[Entries with chart source code]
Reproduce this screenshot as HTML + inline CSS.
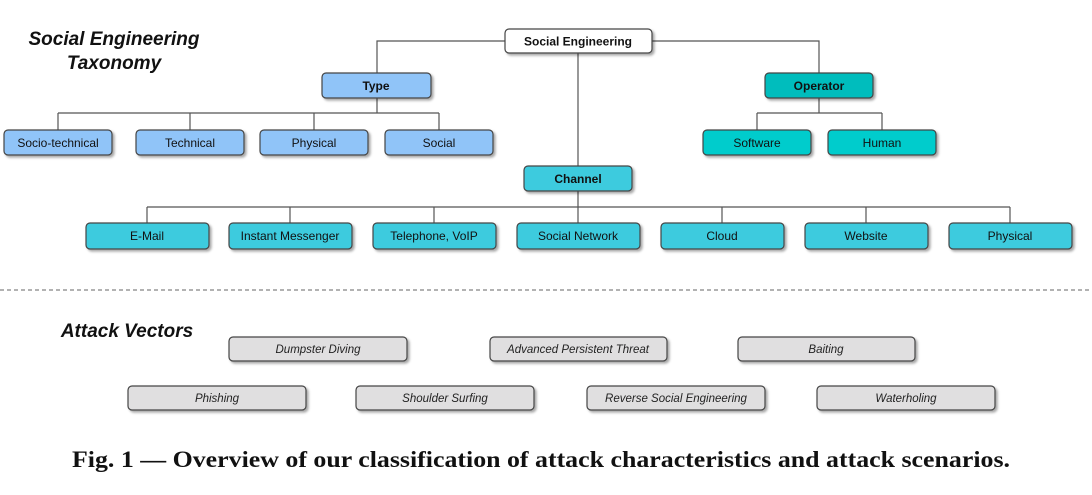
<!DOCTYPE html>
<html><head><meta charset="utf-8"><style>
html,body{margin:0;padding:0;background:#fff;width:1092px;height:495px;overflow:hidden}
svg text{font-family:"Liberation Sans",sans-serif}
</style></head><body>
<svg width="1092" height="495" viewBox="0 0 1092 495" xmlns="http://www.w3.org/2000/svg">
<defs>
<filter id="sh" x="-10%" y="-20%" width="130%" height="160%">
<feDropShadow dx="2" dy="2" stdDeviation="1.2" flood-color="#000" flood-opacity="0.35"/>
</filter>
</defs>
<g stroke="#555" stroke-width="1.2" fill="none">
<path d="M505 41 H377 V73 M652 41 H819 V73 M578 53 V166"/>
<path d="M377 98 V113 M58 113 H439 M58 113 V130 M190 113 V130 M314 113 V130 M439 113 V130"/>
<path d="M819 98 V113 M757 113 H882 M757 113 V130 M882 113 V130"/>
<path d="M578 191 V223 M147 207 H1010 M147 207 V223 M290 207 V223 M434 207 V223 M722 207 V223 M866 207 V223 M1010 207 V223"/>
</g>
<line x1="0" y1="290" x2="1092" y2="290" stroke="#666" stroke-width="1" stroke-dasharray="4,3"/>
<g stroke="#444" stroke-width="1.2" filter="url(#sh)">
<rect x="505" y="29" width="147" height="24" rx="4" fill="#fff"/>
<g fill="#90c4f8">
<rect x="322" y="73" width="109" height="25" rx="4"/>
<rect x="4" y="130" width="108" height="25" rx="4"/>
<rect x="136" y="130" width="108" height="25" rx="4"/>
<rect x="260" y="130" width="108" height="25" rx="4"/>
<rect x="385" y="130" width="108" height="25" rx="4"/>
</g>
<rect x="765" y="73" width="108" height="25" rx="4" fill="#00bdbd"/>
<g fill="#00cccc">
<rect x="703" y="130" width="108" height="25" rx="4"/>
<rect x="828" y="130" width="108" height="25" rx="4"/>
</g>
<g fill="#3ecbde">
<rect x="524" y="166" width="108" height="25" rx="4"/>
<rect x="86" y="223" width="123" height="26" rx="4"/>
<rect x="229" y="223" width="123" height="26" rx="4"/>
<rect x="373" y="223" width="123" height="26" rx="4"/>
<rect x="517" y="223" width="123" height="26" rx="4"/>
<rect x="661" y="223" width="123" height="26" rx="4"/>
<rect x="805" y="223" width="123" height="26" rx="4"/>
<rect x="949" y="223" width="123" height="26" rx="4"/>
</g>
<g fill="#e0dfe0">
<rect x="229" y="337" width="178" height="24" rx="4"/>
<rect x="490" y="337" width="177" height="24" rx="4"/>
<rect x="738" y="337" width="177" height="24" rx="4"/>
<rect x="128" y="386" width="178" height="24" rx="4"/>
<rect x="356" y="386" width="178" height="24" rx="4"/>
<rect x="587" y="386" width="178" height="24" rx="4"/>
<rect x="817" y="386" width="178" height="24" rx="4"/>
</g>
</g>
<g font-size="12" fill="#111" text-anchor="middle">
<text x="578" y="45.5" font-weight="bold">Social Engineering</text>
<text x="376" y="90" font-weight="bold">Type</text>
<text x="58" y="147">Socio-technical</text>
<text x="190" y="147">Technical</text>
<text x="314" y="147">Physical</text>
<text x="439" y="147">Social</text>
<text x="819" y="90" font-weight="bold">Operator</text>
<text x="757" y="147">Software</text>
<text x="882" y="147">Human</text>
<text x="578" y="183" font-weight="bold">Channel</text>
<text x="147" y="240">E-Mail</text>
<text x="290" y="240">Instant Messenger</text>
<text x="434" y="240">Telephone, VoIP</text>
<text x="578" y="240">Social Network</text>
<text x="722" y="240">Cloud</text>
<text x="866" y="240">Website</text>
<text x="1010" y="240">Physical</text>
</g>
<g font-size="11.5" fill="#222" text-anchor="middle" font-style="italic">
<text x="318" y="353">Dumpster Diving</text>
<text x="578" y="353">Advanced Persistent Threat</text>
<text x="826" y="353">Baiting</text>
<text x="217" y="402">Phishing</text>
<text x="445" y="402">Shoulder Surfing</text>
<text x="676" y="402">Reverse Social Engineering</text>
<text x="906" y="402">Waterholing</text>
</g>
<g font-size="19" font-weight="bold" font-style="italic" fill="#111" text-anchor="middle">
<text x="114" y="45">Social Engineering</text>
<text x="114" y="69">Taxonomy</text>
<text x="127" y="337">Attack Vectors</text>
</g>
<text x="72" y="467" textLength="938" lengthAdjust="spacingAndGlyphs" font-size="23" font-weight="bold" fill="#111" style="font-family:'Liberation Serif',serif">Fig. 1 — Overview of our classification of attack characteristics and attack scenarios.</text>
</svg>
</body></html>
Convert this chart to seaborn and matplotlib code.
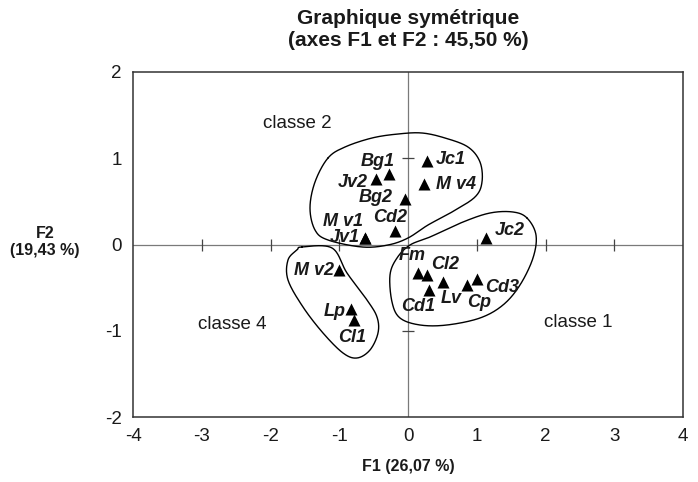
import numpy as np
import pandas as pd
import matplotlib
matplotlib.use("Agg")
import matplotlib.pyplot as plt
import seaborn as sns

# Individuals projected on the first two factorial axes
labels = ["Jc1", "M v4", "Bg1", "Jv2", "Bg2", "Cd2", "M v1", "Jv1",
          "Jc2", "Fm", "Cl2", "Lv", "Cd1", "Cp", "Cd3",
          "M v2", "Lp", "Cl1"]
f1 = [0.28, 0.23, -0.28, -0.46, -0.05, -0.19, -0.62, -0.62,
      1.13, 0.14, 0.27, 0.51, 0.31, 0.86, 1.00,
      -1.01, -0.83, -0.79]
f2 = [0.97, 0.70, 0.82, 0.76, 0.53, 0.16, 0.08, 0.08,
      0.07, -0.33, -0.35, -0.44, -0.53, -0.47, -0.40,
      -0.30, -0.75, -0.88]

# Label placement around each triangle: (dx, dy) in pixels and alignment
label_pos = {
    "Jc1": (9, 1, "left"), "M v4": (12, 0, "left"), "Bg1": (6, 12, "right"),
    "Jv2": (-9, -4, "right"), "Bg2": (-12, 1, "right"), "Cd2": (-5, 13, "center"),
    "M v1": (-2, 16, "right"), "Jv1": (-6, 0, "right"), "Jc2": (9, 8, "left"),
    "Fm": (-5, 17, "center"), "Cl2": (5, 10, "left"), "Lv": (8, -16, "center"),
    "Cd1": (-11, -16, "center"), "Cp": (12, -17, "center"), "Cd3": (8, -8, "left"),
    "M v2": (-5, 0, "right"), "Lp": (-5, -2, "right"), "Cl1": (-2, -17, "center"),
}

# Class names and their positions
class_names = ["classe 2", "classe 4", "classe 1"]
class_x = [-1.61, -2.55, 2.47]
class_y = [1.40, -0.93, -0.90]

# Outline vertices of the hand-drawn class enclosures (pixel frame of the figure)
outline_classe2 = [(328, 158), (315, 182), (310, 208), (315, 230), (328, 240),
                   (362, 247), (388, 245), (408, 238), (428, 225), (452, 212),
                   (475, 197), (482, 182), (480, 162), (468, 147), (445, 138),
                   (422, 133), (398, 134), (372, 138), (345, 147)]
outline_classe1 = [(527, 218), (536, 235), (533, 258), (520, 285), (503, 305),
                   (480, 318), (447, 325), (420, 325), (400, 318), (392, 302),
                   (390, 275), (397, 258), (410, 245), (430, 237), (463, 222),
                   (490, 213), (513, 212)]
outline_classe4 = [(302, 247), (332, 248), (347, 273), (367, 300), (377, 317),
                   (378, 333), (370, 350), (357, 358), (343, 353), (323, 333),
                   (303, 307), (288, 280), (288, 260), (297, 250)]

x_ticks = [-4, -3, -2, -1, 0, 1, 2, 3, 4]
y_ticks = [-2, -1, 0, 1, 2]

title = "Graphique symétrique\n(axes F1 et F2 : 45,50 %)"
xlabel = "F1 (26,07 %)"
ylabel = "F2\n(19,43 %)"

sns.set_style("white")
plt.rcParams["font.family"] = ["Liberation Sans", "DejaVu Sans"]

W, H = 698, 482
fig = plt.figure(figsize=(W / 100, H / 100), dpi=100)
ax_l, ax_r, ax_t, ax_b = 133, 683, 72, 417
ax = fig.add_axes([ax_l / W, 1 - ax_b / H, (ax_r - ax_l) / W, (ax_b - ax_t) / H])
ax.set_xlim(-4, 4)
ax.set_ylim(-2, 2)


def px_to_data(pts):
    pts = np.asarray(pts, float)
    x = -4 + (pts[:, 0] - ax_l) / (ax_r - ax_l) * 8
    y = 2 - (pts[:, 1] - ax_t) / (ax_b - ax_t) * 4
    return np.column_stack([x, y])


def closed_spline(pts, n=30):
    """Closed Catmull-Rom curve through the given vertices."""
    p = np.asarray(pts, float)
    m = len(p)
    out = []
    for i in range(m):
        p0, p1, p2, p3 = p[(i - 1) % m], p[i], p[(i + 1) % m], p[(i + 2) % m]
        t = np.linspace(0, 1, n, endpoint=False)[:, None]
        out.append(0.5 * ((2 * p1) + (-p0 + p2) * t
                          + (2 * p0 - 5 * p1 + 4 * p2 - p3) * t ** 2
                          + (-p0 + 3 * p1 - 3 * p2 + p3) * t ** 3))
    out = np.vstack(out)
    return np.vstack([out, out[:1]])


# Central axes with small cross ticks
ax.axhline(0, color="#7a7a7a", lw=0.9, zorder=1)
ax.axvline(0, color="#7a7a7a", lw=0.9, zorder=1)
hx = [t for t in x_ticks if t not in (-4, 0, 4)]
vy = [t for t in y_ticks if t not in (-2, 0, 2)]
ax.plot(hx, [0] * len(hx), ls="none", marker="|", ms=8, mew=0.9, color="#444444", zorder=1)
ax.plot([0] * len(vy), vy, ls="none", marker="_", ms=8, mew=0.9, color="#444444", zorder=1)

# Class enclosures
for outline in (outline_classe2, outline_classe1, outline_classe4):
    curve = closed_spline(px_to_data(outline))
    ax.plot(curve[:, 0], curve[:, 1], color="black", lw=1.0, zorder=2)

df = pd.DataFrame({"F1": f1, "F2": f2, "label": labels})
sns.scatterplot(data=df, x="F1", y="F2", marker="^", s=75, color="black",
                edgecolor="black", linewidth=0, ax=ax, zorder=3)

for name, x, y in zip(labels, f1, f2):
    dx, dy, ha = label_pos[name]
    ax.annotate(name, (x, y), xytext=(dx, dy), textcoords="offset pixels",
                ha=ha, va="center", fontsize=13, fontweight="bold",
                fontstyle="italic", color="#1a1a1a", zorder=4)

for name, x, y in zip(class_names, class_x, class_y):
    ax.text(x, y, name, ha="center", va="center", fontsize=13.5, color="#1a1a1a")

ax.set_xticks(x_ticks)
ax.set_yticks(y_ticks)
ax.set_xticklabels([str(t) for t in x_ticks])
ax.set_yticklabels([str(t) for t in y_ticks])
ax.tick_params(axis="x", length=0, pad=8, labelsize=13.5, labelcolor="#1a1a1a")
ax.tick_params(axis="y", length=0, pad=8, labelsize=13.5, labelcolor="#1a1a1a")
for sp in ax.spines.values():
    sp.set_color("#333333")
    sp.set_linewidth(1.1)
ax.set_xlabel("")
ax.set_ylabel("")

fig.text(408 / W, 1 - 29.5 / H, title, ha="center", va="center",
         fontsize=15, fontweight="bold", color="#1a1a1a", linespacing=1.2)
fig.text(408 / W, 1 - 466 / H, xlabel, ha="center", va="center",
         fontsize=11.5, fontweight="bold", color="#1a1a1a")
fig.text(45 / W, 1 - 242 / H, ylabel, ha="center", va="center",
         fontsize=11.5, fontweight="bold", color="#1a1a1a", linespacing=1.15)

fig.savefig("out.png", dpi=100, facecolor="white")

▶ Task description: Give back exactly the lines from the one containing "Convert this chart" to the one containing "class_y = [1.40, -0.93, -0.90]", both included, and no pictures.

▶ Answer for the task:
Convert this chart to seaborn and matplotlib code.
import numpy as np
import pandas as pd
import matplotlib
matplotlib.use("Agg")
import matplotlib.pyplot as plt
import seaborn as sns

# Individuals projected on the first two factorial axes
labels = ["Jc1", "M v4", "Bg1", "Jv2", "Bg2", "Cd2", "M v1", "Jv1",
          "Jc2", "Fm", "Cl2", "Lv", "Cd1", "Cp", "Cd3",
          "M v2", "Lp", "Cl1"]
f1 = [0.28, 0.23, -0.28, -0.46, -0.05, -0.19, -0.62, -0.62,
      1.13, 0.14, 0.27, 0.51, 0.31, 0.86, 1.00,
      -1.01, -0.83, -0.79]
f2 = [0.97, 0.70, 0.82, 0.76, 0.53, 0.16, 0.08, 0.08,
      0.07, -0.33, -0.35, -0.44, -0.53, -0.47, -0.40,
      -0.30, -0.75, -0.88]

# Label placement around each triangle: (dx, dy) in pixels and alignment
label_pos = {
    "Jc1": (9, 1, "left"), "M v4": (12, 0, "left"), "Bg1": (6, 12, "right"),
    "Jv2": (-9, -4, "right"), "Bg2": (-12, 1, "right"), "Cd2": (-5, 13, "center"),
    "M v1": (-2, 16, "right"), "Jv1": (-6, 0, "right"), "Jc2": (9, 8, "left"),
    "Fm": (-5, 17, "center"), "Cl2": (5, 10, "left"), "Lv": (8, -16, "center"),
    "Cd1": (-11, -16, "center"), "Cp": (12, -17, "center"), "Cd3": (8, -8, "left"),
    "M v2": (-5, 0, "right"), "Lp": (-5, -2, "right"), "Cl1": (-2, -17, "center"),
}

# Class names and their positions
class_names = ["classe 2", "classe 4", "classe 1"]
class_x = [-1.61, -2.55, 2.47]
class_y = [1.40, -0.93, -0.90]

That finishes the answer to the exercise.